>> BEGIN DATA PROVIDED

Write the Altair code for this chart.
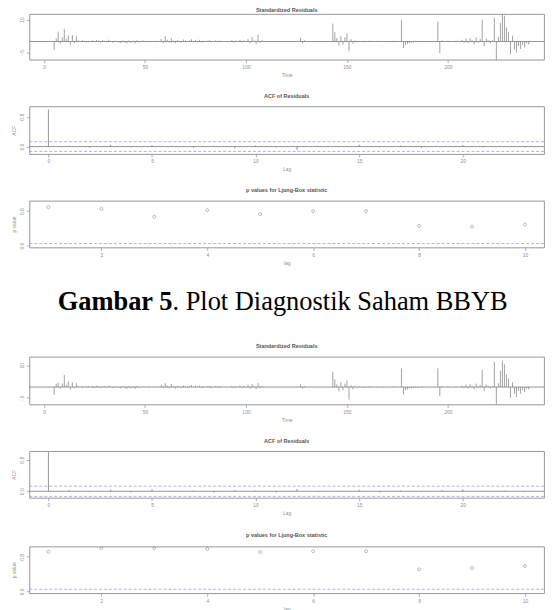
import altair as alt
import pandas as pd

# ---------------- data ----------------
time_idx = list(range(1, 241))

resid_a = [
    0, 0, 0, 0, -3.8, 1.5, 4.5, -1.0, 2.0, 5.7, 1.2, 2.8, -1.5, 3.0, -0.8, 2.5, 0.5, 0, 0.6, 0,
    -0.4, 0.3, 0, 0.5, -0.3, 0.7, 0.4, -0.5, 0.6, 0.3, -0.4, 0.8, 0.2, -0.6, 0.3, 0, -0.5, -0.8, 0.4, -0.6,
    -0.9, 0.5, -0.7, 0.3, -1.0, 0.6, -0.4, 0, 0.4, 0, 0, 0.3, 0, 0, 0.3, 0, 0, 1.2, -0.6, 2.4,
    0.8, -0.5, 1.5, 0.4, -0.8, 0.6, 0.3, -0.5, 0.9, 0.4, -0.3, 0.5, 1.0, -0.4, 0.7, 0.3, 0.8, -0.5, 0.4, 0,
    0.3, 0.6, -0.4, 0, 0.5, -0.3, 0.4, 0, 0, 0, 0, 0, 0.6, -0.5, 0.4, 0, 0.8, -0.4, 0.5, 0,
    1.2, -0.8, 2.0, 0.5, -1.2, 3.0, -0.6, 0.5, 0, 0, 0, 0, 0, 0, 0, 0, 0, 0, 0, 0,
    0, 0, 0, 0, 0, 0, 1.6, -0.8, 0.5, 0, 0, 0, 0, 0, 0, 0, 0, 0, 0, 0,
    0, 0, 8.2, 4.2, 1.5, -2.0, 2.6, -1.5, 1.9, 3.7, -4.5, 1.0, -1.0, 0.5, -0.4, 0.3, 0, 0.3, -0.3, 0,
    0.3, 0.2, 0, 0, 0.3, -0.2, 0, 0.2, 0, 0, 0, 0, 0.3, 0, 0, 0, 9.8, -3.0, -1.6, -1.1,
    -0.8, -0.5, -0.4, 0.3, -0.3, 0, 0.3, 0, 0, 0, 0, 0, 0, 0, 9.1, -5.3, 0.5, 0, 0, 0.3,
    0, 0, 0, 0.3, 0, 0, 0.8, -0.6, 1.3, -0.8, 1.6, 0.5, -1.3, 1.9, -0.5, 1.1, 10.0, -2.1, 1.3, 0.5,
    -0.8, 0.6, 10.9, -9.5, 2.1, 8.5, 13.6, 11.8, 6.4, 4.3, -5.9, 2.7, -3.8, -5.1, -2.1, -3.4, -1.6, -2.7, -0.9, -1.3,
]

resid_b = [
    0, 0, 0, 0, -3.5, 1.5, 2.0, -0.8, 1.6, 5.6, 1.0, 2.6, -1.2, 2.2, -0.6, 1.8, 0.4, 0, 0.5, 0,
    -0.3, 0.4, 0, 0.5, -0.4, 0.6, 0.3, -0.5, 0.5, 0.3, -0.3, 0.7, 0.2, -0.5, 0.4, 0, -0.4, -0.7, 0.4, -0.5,
    -0.8, 0.4, -0.6, 0.3, -0.9, 0.5, -0.3, 0, 0.3, 0, 0, 0.3, 0, 0, 0.3, 0, 0, 1.0, -0.5, 1.8,
    0.7, -0.5, 1.4, 0.4, -0.7, 0.5, 0.3, -0.4, 0.8, 0.3, -0.3, 0.5, 0.9, -0.3, 0.6, 0.3, 0.7, -0.4, 0.4, 0,
    0.3, 0.5, -0.4, 0, 0.4, -0.3, 0.4, 0, 0, 0, 0, 0, 0.5, -0.4, 0.4, 0, 0.7, -0.4, 0.5, 0,
    1.0, -0.7, 1.5, 0.4, -1.0, 1.8, -0.5, 0.4, 0, 0, 0, 0, 0, 0, 0, 0, 0, 0, 0, 0,
    0, 0, 0, 0, 0, 0, 1.3, -0.7, 0.4, 0, 0, 0, 0, 0, 0, 0, 0, 0, 0, 0,
    0, 0, 7.1, 3.5, 1.2, -2.0, 2.2, -1.4, 1.6, 3.0, -5.8, 0.9, -1.0, 0.4, -0.3, 0.3, 0, 0.3, -0.3, 0,
    0.3, 0.2, 0, 0, 0.3, -0.2, 0, 0.2, 0, 0, 0, 0, 0.3, 0, 0, 0, 8.6, -3.5, -1.4, -1.0,
    -0.7, -0.5, -0.4, 0.3, -0.3, 0, 0.3, 0, 0, 0, 0, 0, 0, 0, 8.6, -4.2, 0.5, 0, 0, 0.3,
    0, 0, 0, 0.3, 0, 0, 0.7, -0.5, 1.1, -0.7, 1.4, 0.4, -1.1, 1.6, -0.5, 1.0, 7.9, -1.8, 1.1, 0.4,
    -0.7, 0.5, 11.7, -8.5, 1.8, 7.5, 12.0, 10.5, 5.8, 3.8, -5.0, 2.2, -3.2, -4.6, -1.8, -3.0, -1.4, -2.3, -0.8, -1.1,
]

acf_lag = list(range(0, 24))
acf_a = [1.0, 0.02, -0.03, 0.05, -0.02, 0.04, 0.01, -0.03, 0.02, -0.05, 0.03, -0.02,
         -0.09, 0.02, -0.01, 0.05, -0.02, 0.03, -0.04, 0.01, 0.04, -0.02, 0.01, -0.03]
acf_b = [1.0, 0.03, -0.02, 0.04, -0.03, 0.05, -0.01, 0.02, -0.04, 0.03, 0.02, -0.03,
         0.06, -0.02, 0.01, 0.04, -0.03, 0.02, -0.02, 0.03, 0.05, -0.01, 0.02, -0.02]

lb_lag = list(range(1, 11))
pval_a = [0.89, 0.85, 0.67, 0.82, 0.73, 0.80, 0.80, 0.46, 0.44, 0.49]
pval_b = [0.92, 1.0, 1.0, 0.98, 0.91, 0.93, 0.93, 0.51, 0.54, 0.59]

acf_ci = [0.13, -0.13]
p_sig = [0.05]

time_ticks = [0, 50, 100, 150, 200]
resid_ticks = [-5, 0, 5, 10]
lag_ticks = [0, 5, 10, 15, 20]
lb_ticks = [2, 4, 6, 8, 10]
unit_ticks = [0.0, 0.4, 0.8]

caption_bold = "Gambar 5"
caption_rest = ". Plot Diagnostik Saham BBYB"

# ---------------- style ----------------
W = 518
BOX = "#8c8c8c"
LINE = "#7a7a7a"
BLUE = "#9c9fe4"
TXT = "#8f8f8f"


def resid_panel(vals, h, ydom, toff=7):
    df = pd.DataFrame({"t": time_idx, "r": vals, "z": [0] * len(vals)})
    xs = alt.X("t:Q", scale=alt.Scale(domain=[-7.3, 247.6], nice=False, zero=False),
               axis=alt.Axis(values=time_ticks, title="Time"))
    ys = alt.Y("z:Q", scale=alt.Scale(domain=ydom, nice=False, zero=False),
               axis=alt.Axis(values=resid_ticks, title=""))
    bars = alt.Chart(df).mark_rule(color=LINE, strokeWidth=0.7, clip=True).encode(
        x=xs, y=ys, y2="r:Q")
    zero = alt.Chart(pd.DataFrame({"y": [0]})).mark_rule(color=LINE, strokeWidth=0.8).encode(
        y=alt.Y("y:Q", title=""))
    return alt.layer(bars, zero).properties(
        width=W, height=h, title=alt.TitleParams("Standardized Residuals", offset=toff))


def acf_panel(vals, h, ydom):
    df = pd.DataFrame({"lag": acf_lag, "acf": vals, "z": [0] * len(vals)})
    xs = alt.X("lag:Q", scale=alt.Scale(domain=[-0.92, 23.92], nice=False, zero=False),
               axis=alt.Axis(values=lag_ticks, title="Lag"))
    ys = alt.Y("z:Q", scale=alt.Scale(domain=ydom, nice=False, zero=False),
               axis=alt.Axis(values=unit_ticks, format=".1f", title="ACF"))
    bars = alt.Chart(df).mark_rule(color=LINE, strokeWidth=0.8, clip=True).encode(
        x=xs, y=ys, y2="acf:Q")
    zero = alt.Chart(pd.DataFrame({"y": [0]})).mark_rule(color=LINE, strokeWidth=0.8).encode(
        y=alt.Y("y:Q", title="ACF"))
    ci = alt.Chart(pd.DataFrame({"y": acf_ci})).mark_rule(
        color=BLUE, strokeWidth=0.8, strokeDash=[3, 2]).encode(y=alt.Y("y:Q", title="ACF"))
    return alt.layer(bars, zero, ci).properties(width=W, height=h, title="ACF of Residuals")


def pval_panel(vals, h):
    df = pd.DataFrame({"lag": lb_lag, "p": vals})
    xs = alt.X("lag:Q", scale=alt.Scale(domain=[0.64, 10.36], nice=False, zero=False),
               axis=alt.Axis(values=lb_ticks, title="lag"))
    ys = alt.Y("p:Q", scale=alt.Scale(domain=[-0.04, 1.04], nice=False, zero=False),
               axis=alt.Axis(values=unit_ticks, format=".1f", title="p value"))
    pts = alt.Chart(df).mark_point(shape="circle", filled=False, size=9, color=LINE,
                                   strokeWidth=0.7).encode(x=xs, y=ys)
    sig = alt.Chart(pd.DataFrame({"y": p_sig})).mark_rule(
        color=BLUE, strokeWidth=0.8, strokeDash=[3, 2]).encode(y=alt.Y("y:Q", title="p value"))
    return alt.layer(pts, sig).properties(width=W, height=h,
                                          title="p values for Ljung-Box statistic")


cap_df = pd.DataFrame({"bold": [caption_bold], "rest": [caption_rest]})
cap_b = alt.Chart(cap_df).mark_text(font="Liberation Serif", fontSize=26.6, fontWeight="bold",
                                     align="right", baseline="alphabetic", color="#000000").encode(
    text="bold:N", x=alt.value(144), y=alt.value(27.5))
cap_r = alt.Chart(cap_df).mark_text(font="Liberation Serif", fontSize=26.6, fontWeight="normal",
                                     align="left", baseline="alphabetic", color="#000000").encode(
    text="rest:N", x=alt.value(144), y=alt.value(27.5))
caption = alt.layer(cap_b, cap_r).properties(
    width=W, height=46, view=alt.ViewBackground(stroke="transparent"))

p1 = resid_panel(resid_a, 46, [-8.3, 12.6], toff=0.5)
p2 = acf_panel(acf_a, 48, [-0.2, 1.08])
p3 = pval_panel(pval_a, 47)
p4 = resid_panel(resid_b, 48, [-8.0, 14.0])
p5 = acf_panel(acf_b, 47, [-0.165, 1.02])
p6 = pval_panel(pval_b, 47)

chart = alt.vconcat(p1, p2, p3, caption, p4, p5, p6, spacing=15).properties(
    padding={"left": 2.5, "top": -3, "right": 0, "bottom": 0}
).configure_view(
    stroke=BOX, strokeWidth=0.9
).configure_axis(
    domain=False, grid=False, tickColor=BOX, tickSize=3, tickWidth=0.7,
    labelFont="Liberation Sans", labelFontSize=5, labelColor=TXT, labelPadding=2,
    labelOverlap=False,
    titleFont="Liberation Sans", titleFontSize=5, titleFontWeight="normal", titleColor=TXT,
    titlePadding=3
).configure_axisY(
    labelAngle=270
).configure_title(
    font="Liberation Sans", fontSize=5.5, fontWeight="bold", color="#555555", offset=7
)

chart.save("out.html", embed_options={"renderer": "svg", "actions": False})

>> END DATA PROVIDED

### AIM OF THE TASK
Exactly reproduce the run of lines from the start of the listing through the line with "time_idx = list(range(1, 241))", inclusive; pictures are not copied.

### RESULT
Write the Altair code for this chart.
import altair as alt
import pandas as pd

# ---------------- data ----------------
time_idx = list(range(1, 241))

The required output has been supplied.